For construction firms, DR planning should account for both corporate operations and active project delivery. Losing access to project documents, subcontractor communications, or procurement workflows can create immediate field disruption even if core finance systems remain online. Recovery priorities should therefore be aligned to business process criticality, not just server importance.
- Define RPO and RTO separately for ERP, document systems, reporting, and integration services
- Use immutable or logically air-gapped backups for ransomware resilience
- Test full application recovery, including authentication and external interfaces
- Retain project archives according to contractual and regulatory requirements
- Document manual fallback procedures for field teams during service interruptions
DevOps workflows and infrastructure automation in construction environments
Construction IT environments have historically been more operations-driven than software-driven, but that is changing. As ERP platforms, integrations, analytics, and field applications become more interconnected, DevOps workflows become important even outside pure software companies. Cloud-hosted environments are generally better suited to infrastructure as code, automated patching, policy enforcement, and repeatable deployment pipelines.
For enterprises with custom integrations or extensions, automation reduces configuration drift and shortens recovery time when environments need to be rebuilt. It also improves auditability. Instead of relying on manual server changes, teams can define network rules, compute templates, backup policies, and monitoring configurations in version-controlled code.
On-premise environments can adopt similar practices, but implementation is usually slower because of hardware dependencies, inconsistent virtualization standards, and legacy tooling. If a construction firm expects frequent acquisitions, application changes, or regional expansion, the operational value of automation should be included in the hosting decision.
Practical DevOps priorities
- Infrastructure as code for networks, compute, storage, and security baselines
- Automated patching and vulnerability remediation workflows
- CI/CD pipelines for integrations, reports, APIs, and configuration packages
- Policy checks for tagging, encryption, backup, and access control
- Environment templates for rapid provisioning during M&A or new project mobilization
Monitoring, reliability, and service operations
Reliable construction systems require more than uptime monitoring. Enterprises need visibility into transaction latency, integration failures, storage growth, backup success, identity issues, and user experience from both office and field locations. Cloud environments typically offer stronger native telemetry and easier integration with centralized observability platforms, but only if teams define meaningful service indicators and escalation paths.
On-premise systems can be reliable when well managed, but they often depend on fragmented monitoring tools and manual alert handling. That becomes a problem when ERP, document systems, and field applications span multiple environments. A modern operating model should include service ownership, alert tuning, incident response procedures, and regular reliability reviews tied to business impact.

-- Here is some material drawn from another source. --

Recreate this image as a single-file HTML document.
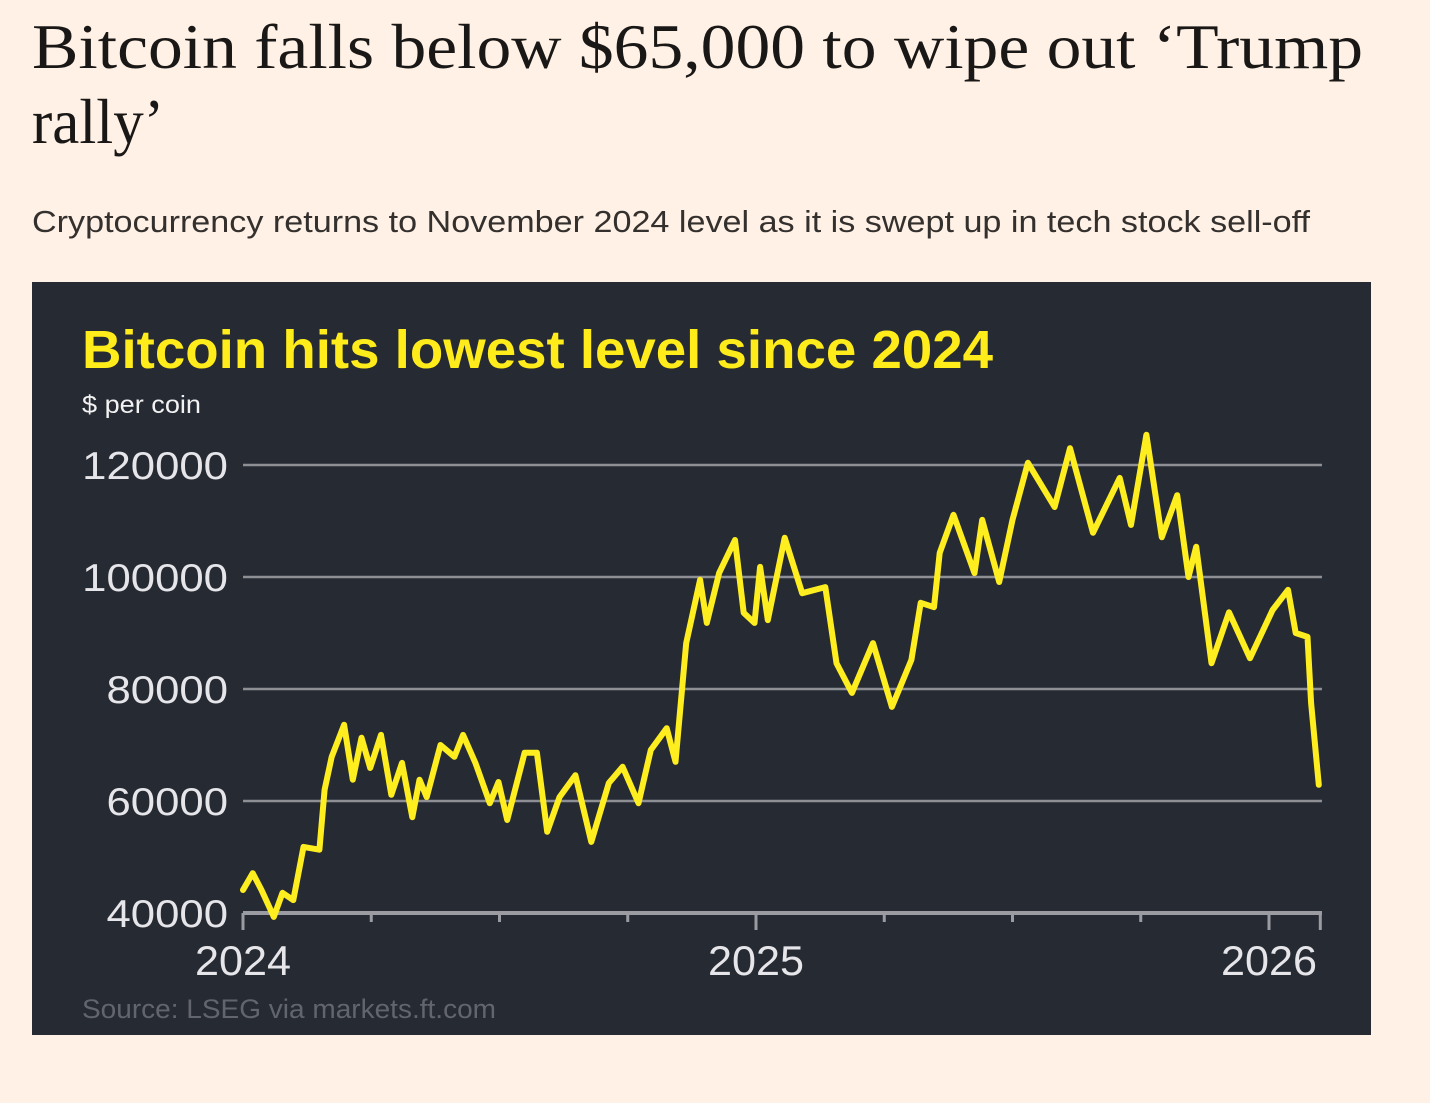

- Track application response time, not just server health
- Monitor integration queues and failed transactions between ERP and project systems
- Measure backup recoverability and DR readiness continuously
- Use synthetic tests for remote and mobile user access paths
- Review capacity trends monthly to prevent storage and database bottlenecks
Cloud migration considerations for construction firms
Migration planning should start with application dependency mapping, data classification, and business calendar constraints. Construction firms often underestimate the complexity of moving custom reports, third-party integrations, project archives, and identity dependencies. A successful migration program usually separates workloads into rehost, replatform, replace, or retain categories rather than forcing every system into the same path.
ERP migration timing is especially important. Avoid major cutovers during fiscal close, active project mobilization periods, or peak subcontractor billing cycles. Data synchronization and validation plans should include project financials, document metadata, workflow states, and interface reconciliation with payroll, procurement, and BI systems.
For many enterprises, a phased migration is lower risk than a full platform switch. Start with backup modernization, identity consolidation, and nonproduction environments. Then move integration services, reporting, and collaboration systems before core transactional workloads. This approach gives infrastructure teams time to mature cloud operations and cost governance before the most critical systems are migrated.
Cost optimization and governance after deployment
Whether the final model is cloud-hosted, SaaS, or hybrid, governance determines long-term efficiency. In cloud environments, cost optimization should focus on rightsizing, storage lifecycle policies, reserved capacity where appropriate, and shutting down nonproduction resources outside business hours. In SaaS environments, governance should focus on license utilization, module sprawl, and API consumption.
On-premise governance is different but equally important. Hardware refresh planning, virtualization density, backup retention, and software license management all affect total cost. The common mistake is treating the deployment decision as a one-time event. In reality, infrastructure economics change as project volume, user count, compliance requirements, and integration complexity evolve.
How to choose the right model for your construction enterprise
A practical decision framework starts with business priorities. If the organization needs rapid regional expansion, stronger disaster recovery, better automation, and easier support for distributed teams, cloud hosting or SaaS will usually provide a better operating model. If the environment is highly customized, locally dependent, and stable, a controlled on-premise strategy may remain viable for selected systems.
Most large construction firms should not frame the decision as cloud versus on-premise in absolute terms. The better approach is workload placement. Put collaboration, analytics, and variable-demand services where cloud scalability and managed resilience create measurable value. Keep or phase legacy systems based on integration complexity, compliance needs, and modernization readiness.
The strongest enterprise outcome is usually a governed hybrid architecture with a clear target state. That means defined hosting standards, security baselines, backup and disaster recovery objectives, DevOps workflows, and migration sequencing. With that structure, the business can modernize without forcing unnecessary risk into active construction operations.